Addressing claim construction issues, the US Court of Appeals for the Federal Circuit affirmed a claim construction limiting “communications path” to wired communications. Ruckus Wireless, Inc. v. Innovative Wireless Solutions, LLC, Case Nos. 15-1425; -1438 (Fed. Cir., May 31, 2016) (Reyna, J) (Stark, J, dissenting).

Innovative Wireless Solutions (IWS) sued several dozen hotels and coffee shops for patent infringement, alleging that they infringed the asserted patents by providing wifi internet access using off-the-shelf wifi equipment. In response, the wifi equipment providers, Ruckus and Cisco, filed for declaratory judgment of invalidity and non-infringement.

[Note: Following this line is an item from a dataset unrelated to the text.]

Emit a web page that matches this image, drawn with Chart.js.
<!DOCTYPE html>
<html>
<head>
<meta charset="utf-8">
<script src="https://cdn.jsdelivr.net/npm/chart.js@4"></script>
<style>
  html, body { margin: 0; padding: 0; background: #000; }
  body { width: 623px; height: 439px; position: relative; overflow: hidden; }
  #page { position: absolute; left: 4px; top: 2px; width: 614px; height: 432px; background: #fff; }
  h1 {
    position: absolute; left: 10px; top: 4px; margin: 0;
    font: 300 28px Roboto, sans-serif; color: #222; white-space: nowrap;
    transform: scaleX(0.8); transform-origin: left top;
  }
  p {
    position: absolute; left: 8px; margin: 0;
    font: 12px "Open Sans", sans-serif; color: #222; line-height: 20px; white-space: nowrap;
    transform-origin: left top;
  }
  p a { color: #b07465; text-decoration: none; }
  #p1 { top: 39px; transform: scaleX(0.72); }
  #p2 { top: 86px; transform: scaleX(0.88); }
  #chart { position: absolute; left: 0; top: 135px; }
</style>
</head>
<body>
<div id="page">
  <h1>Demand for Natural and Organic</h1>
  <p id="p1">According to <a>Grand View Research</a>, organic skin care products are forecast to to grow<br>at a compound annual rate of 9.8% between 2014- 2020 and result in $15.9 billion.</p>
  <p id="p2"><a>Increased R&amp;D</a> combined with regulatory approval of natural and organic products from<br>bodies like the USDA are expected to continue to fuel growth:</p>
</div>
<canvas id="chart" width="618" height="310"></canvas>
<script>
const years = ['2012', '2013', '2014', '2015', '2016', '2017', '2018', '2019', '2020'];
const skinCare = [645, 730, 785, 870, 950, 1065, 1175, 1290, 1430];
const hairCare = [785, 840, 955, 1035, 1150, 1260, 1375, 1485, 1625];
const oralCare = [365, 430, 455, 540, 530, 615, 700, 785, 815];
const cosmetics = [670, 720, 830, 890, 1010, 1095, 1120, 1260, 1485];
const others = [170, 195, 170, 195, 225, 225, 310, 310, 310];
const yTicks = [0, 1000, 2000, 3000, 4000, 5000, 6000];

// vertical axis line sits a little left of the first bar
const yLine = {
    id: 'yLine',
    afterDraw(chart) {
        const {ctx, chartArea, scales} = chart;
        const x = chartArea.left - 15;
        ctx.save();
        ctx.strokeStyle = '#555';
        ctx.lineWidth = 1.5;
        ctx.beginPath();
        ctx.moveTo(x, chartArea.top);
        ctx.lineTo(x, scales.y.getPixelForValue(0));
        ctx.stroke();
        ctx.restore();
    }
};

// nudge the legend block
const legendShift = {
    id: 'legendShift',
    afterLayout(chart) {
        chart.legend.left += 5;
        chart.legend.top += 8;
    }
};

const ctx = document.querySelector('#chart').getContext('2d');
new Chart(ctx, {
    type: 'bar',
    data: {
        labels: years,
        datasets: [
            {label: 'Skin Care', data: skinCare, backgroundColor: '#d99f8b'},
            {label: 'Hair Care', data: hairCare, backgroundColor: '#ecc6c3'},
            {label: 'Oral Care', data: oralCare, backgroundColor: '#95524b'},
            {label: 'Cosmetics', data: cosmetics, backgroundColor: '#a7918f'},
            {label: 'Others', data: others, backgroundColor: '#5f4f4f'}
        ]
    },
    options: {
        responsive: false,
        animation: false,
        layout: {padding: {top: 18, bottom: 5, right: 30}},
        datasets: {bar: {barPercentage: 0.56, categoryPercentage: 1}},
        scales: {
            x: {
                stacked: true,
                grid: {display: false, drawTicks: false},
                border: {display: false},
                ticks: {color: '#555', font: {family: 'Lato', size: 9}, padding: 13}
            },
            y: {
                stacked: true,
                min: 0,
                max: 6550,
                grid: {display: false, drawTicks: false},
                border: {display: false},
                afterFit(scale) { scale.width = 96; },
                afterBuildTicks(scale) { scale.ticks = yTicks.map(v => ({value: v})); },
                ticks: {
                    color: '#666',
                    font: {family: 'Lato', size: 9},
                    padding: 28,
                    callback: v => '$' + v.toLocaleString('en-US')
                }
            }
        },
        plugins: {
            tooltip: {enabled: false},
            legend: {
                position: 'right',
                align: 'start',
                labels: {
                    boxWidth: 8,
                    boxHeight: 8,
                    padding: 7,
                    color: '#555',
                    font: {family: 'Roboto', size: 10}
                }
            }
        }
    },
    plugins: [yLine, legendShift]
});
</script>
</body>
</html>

The central dispute was whether the claimed “communications path” covered wireless communications. IWS argued that “communications path” covered both wired and wireless communications, while Ruckus and Cisco argued that it should be limited to only wired communications. Agreeing with Ruckus and Cisco, the district court adopted a construction limiting “communications path” to wired communications. After the parties stipulated to a final judgment of non-infringement based on that construction, IWS appealed.

On de novo review, a divided panel of the Federal Circuit affirmed. Writing for the majority, Judge Reyna reasoned there was “no intrinsic or extrinsic evidence to support IWS’s assumption that a person of ordinary skill at the time of invention would have understood the plain and ordinary meaning of ‘communications path’ to include wireless communications.” The majority identified several statements from the specification, but acknowledged that “these statements do not expressly exclude wireless communications from the meaning of ‘communications path,’” although “they do not include it, and they discourage that understanding.” The majority also found that construing the claims to encompass wireless communications “would likely render the claims invalid for lack of written description.”

Judge Stark, sitting by designation, dissented. He explained that a remand was necessary because the dispute over the plain and ordinary meaning of “communications path” first arose on appeal. In these circumstances, Judge Stark explained, the court should “not fault the patentee for failing to come forward with extrinsic evidence” but “should give the patentee a chance to do so—particularly because the district court may have to make subsidiary findings of fact in order to construe the claims.” The dissent also disagreed with the majority’s conclusion that the proper construction excludes wireless communications.